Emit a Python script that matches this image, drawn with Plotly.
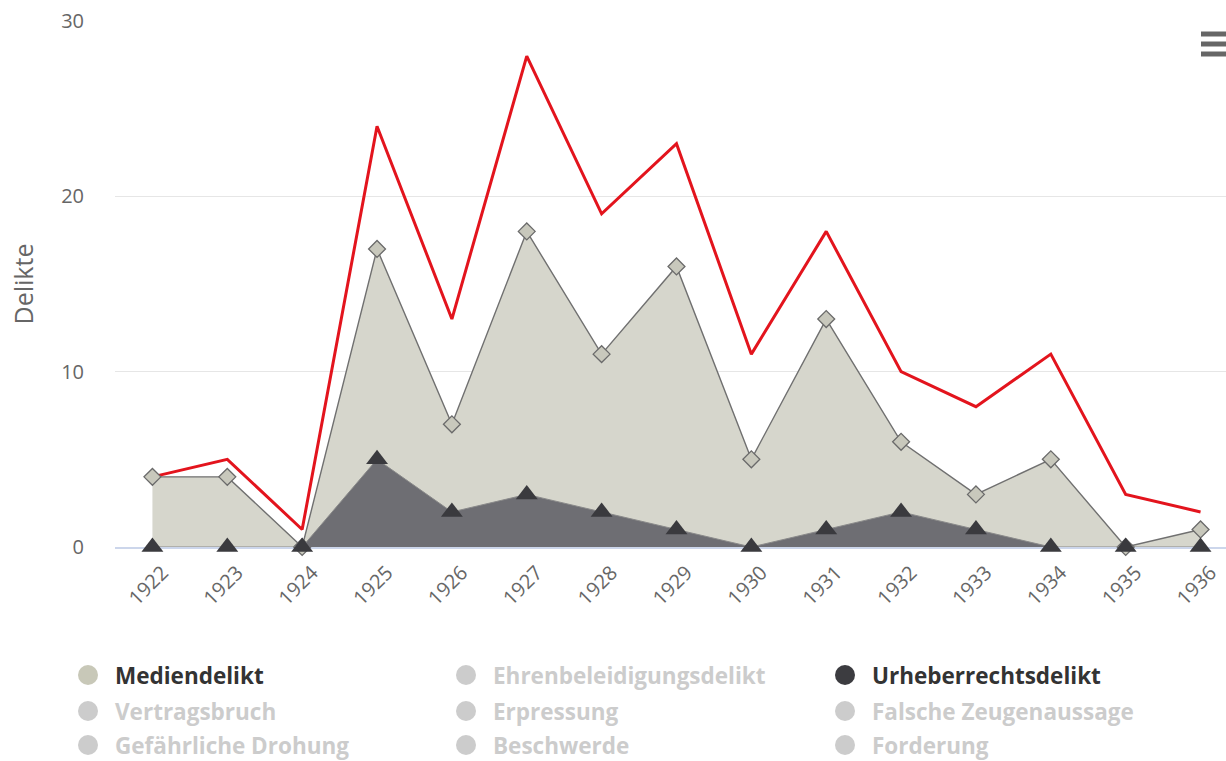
import plotly.graph_objects as go

years = ["1922", "1923", "1924", "1925", "1926", "1927", "1928", "1929",
         "1930", "1931", "1932", "1933", "1934", "1935", "1936"]
total = [4, 5, 1, 24, 13, 28, 19, 23, 11, 18, 10, 8, 11, 3, 2]
mediendelikt = [4, 4, 0, 17, 7, 18, 11, 16, 5, 13, 6, 3, 5, 0, 1]
urheberrechtsdelikt = [0, 0, 0, 5, 2, 3, 2, 1, 0, 1, 2, 1, 0, 0, 0]

legend_names = [
    ["Mediendelikt", "Vertragsbruch", "Gefährliche Drohung"],
    ["Ehrenbeleidigungsdelikt", "Erpressung", "Beschwerde"],
    ["Urheberrechtsdelikt", "Falsche Zeugenaussage", "Forderung"],
]
legend_active = {"Mediendelikt": "#c8c8b8", "Urheberrechtsdelikt": "#3c3c40"}

W, H = 1226, 761
L, R, T, B = 115, 0, 21, 214
pw, ph = W - L - R, H - T - B

fig = go.Figure()

fig.add_trace(go.Scatter(
    x=years, y=total, mode="lines", name="Gesamt",
    line=dict(color="#e3141d", width=3), showlegend=False,
))
fig.add_trace(go.Scatter(
    x=years, y=mediendelikt, mode="lines+markers", name="Mediendelikt",
    fill="tozeroy", fillcolor="rgb(214,214,204)",
    line=dict(color="#707070", width=1.4),
    marker=dict(symbol="diamond", size=13, color="#c8c8bc",
                line=dict(color="#6a6a6a", width=1.3)),
    cliponaxis=False, showlegend=False,
))
fig.add_trace(go.Scatter(
    x=years, y=urheberrechtsdelikt, mode="lines+markers", name="Urheberrechtsdelikt",
    fill="tozeroy", fillcolor="rgb(110,110,115)",
    line=dict(color="#8a8a8a", width=1),
    marker=dict(symbol="triangle-up", size=19, color="#3a3a3e",
                line=dict(color="#3a3a3e", width=0)),
    cliponaxis=False, showlegend=False,
))

fig.update_xaxes(
    type="category", range=[-0.5, 14.34],
    showline=True, linecolor="#ccd6eb", linewidth=2, layer="below traces",
    showgrid=False, ticks="", tickangle=-45,
    ticklabelshift=10, ticklabelstandoff=4,
    tickfont=dict(family="Open Sans", size=20, color="#666666"),
)
fig.update_yaxes(
    range=[0, 30], tickvals=[0, 10, 20, 30],
    showgrid=True, gridcolor="#e6e6e6", gridwidth=1,
    zeroline=False, showline=False, ticks="",
    tickfont=dict(family="Open Sans", size=20, color="#666666"),
    ticklabelstandoff=30,
    title=dict(text="Delikte", font=dict(family="Open Sans", size=25, color="#666666"),
               standoff=20),
)

def px2x(px):
    return (px - L) / pw

def px2y(py):
    return (H - B - py) / ph

shapes = []
annotations = []
col_x = [88, 466, 845]
row_y = [675, 711, 745]
for ci, col in enumerate(legend_names):
    for ri, name in enumerate(col):
        cx, cy = col_x[ci], row_y[ri]
        active = name in legend_active
        sym_color = legend_active.get(name, "#cccccc")
        shapes.append(dict(
            type="circle", xref="paper", yref="paper",
            xsizemode="pixel", ysizemode="pixel",
            xanchor=px2x(cx), yanchor=px2y(cy),
            x0=-10, x1=10, y0=-10, y1=10,
            fillcolor=sym_color, line=dict(width=0),
        ))
        annotations.append(dict(
            text=name, xref="paper", yref="paper",
            x=px2x(cx + 25), y=px2y(cy), xanchor="left", yanchor="middle",
            showarrow=False,
            font=dict(family="Open Sans", size=22.5,
                      color="#333333" if active else "#cccccc", weight="bold"),
        ))

# export menu icon
for yy in [34, 44, 54]:
    shapes.append(dict(
        type="line", xref="paper", yref="paper",
        x0=px2x(1201), x1=px2x(1226), y0=px2y(yy), y1=px2y(yy),
        line=dict(color="#666666", width=5),
    ))

fig.update_layout(
    width=W, height=H,
    margin=dict(l=L, r=R, t=T, b=B),
    paper_bgcolor="white", plot_bgcolor="white",
    shapes=shapes, annotations=annotations,
    showlegend=False,
)

fig.write_html(
    "out.html",
    config={"displayModeBar": False},
    post_script="document.body.style.margin='0';document.body.style.overflow='hidden';",
)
########
§ **Written exercise**:
Restate the data above word for word. Skip every picture.

§ **Worked solution**:
Emit a Python script that matches this image, drawn with Plotly.
import plotly.graph_objects as go

years = ["1922", "1923", "1924", "1925", "1926", "1927", "1928", "1929",
         "1930", "1931", "1932", "1933", "1934", "1935", "1936"]
total = [4, 5, 1, 24, 13, 28, 19, 23, 11, 18, 10, 8, 11, 3, 2]
mediendelikt = [4, 4, 0, 17, 7, 18, 11, 16, 5, 13, 6, 3, 5, 0, 1]
urheberrechtsdelikt = [0, 0, 0, 5, 2, 3, 2, 1, 0, 1, 2, 1, 0, 0, 0]

legend_names = [
    ["Mediendelikt", "Vertragsbruch", "Gefährliche Drohung"],
    ["Ehrenbeleidigungsdelikt", "Erpressung", "Beschwerde"],
    ["Urheberrechtsdelikt", "Falsche Zeugenaussage", "Forderung"],
]
legend_active = {"Mediendelikt": "#c8c8b8", "Urheberrechtsdelikt": "#3c3c40"}

W, H = 1226, 761
L, R, T, B = 115, 0, 21, 214
pw, ph = W - L - R, H - T - B

fig = go.Figure()

fig.add_trace(go.Scatter(
    x=years, y=total, mode="lines", name="Gesamt",
    line=dict(color="#e3141d", width=3), showlegend=False,
))
fig.add_trace(go.Scatter(
    x=years, y=mediendelikt, mode="lines+markers", name="Mediendelikt",
    fill="tozeroy", fillcolor="rgb(214,214,204)",
    line=dict(color="#707070", width=1.4),
    marker=dict(symbol="diamond", size=13, color="#c8c8bc",
                line=dict(color="#6a6a6a", width=1.3)),
    cliponaxis=False, showlegend=False,
))
fig.add_trace(go.Scatter(
    x=years, y=urheberrechtsdelikt, mode="lines+markers", name="Urheberrechtsdelikt",
    fill="tozeroy", fillcolor="rgb(110,110,115)",
    line=dict(color="#8a8a8a", width=1),
    marker=dict(symbol="triangle-up", size=19, color="#3a3a3e",
                line=dict(color="#3a3a3e", width=0)),
    cliponaxis=False, showlegend=False,
))

fig.update_xaxes(
    type="category", range=[-0.5, 14.34],
    showline=True, linecolor="#ccd6eb", linewidth=2, layer="below traces",
    showgrid=False, ticks="", tickangle=-45,
    ticklabelshift=10, ticklabelstandoff=4,
    tickfont=dict(family="Open Sans", size=20, color="#666666"),
)
fig.update_yaxes(
    range=[0, 30], tickvals=[0, 10, 20, 30],
    showgrid=True, gridcolor="#e6e6e6", gridwidth=1,
    zeroline=False, showline=False, ticks="",
    tickfont=dict(family="Open Sans", size=20, color="#666666"),
    ticklabelstandoff=30,
    title=dict(text="Delikte", font=dict(family="Open Sans", size=25, color="#666666"),
               standoff=20),
)

def px2x(px):
    return (px - L) / pw

def px2y(py):
    return (H - B - py) / ph

shapes = []
annotations = []
col_x = [88, 466, 845]
row_y = [675, 711, 745]
for ci, col in enumerate(legend_names):
    for ri, name in enumerate(col):
        cx, cy = col_x[ci], row_y[ri]
        active = name in legend_active
        sym_color = legend_active.get(name, "#cccccc")
        shapes.append(dict(
            type="circle", xref="paper", yref="paper",
            xsizemode="pixel", ysizemode="pixel",
            xanchor=px2x(cx), yanchor=px2y(cy),
            x0=-10, x1=10, y0=-10, y1=10,
            fillcolor=sym_color, line=dict(width=0),
        ))
        annotations.append(dict(
            text=name, xref="paper", yref="paper",
            x=px2x(cx + 25), y=px2y(cy), xanchor="left", yanchor="middle",
            showarrow=False,
            font=dict(family="Open Sans", size=22.5,
                      color="#333333" if active else "#cccccc", weight="bold"),
        ))

# export menu icon
for yy in [34, 44, 54]:
    shapes.append(dict(
        type="line", xref="paper", yref="paper",
        x0=px2x(1201), x1=px2x(1226), y0=px2y(yy), y1=px2y(yy),
        line=dict(color="#666666", width=5),
    ))

fig.update_layout(
    width=W, height=H,
    margin=dict(l=L, r=R, t=T, b=B),
    paper_bgcolor="white", plot_bgcolor="white",
    shapes=shapes, annotations=annotations,
    showlegend=False,
)

fig.write_html(
    "out.html",
    config={"displayModeBar": False},
    post_script="document.body.style.margin='0';document.body.style.overflow='hidden';",
)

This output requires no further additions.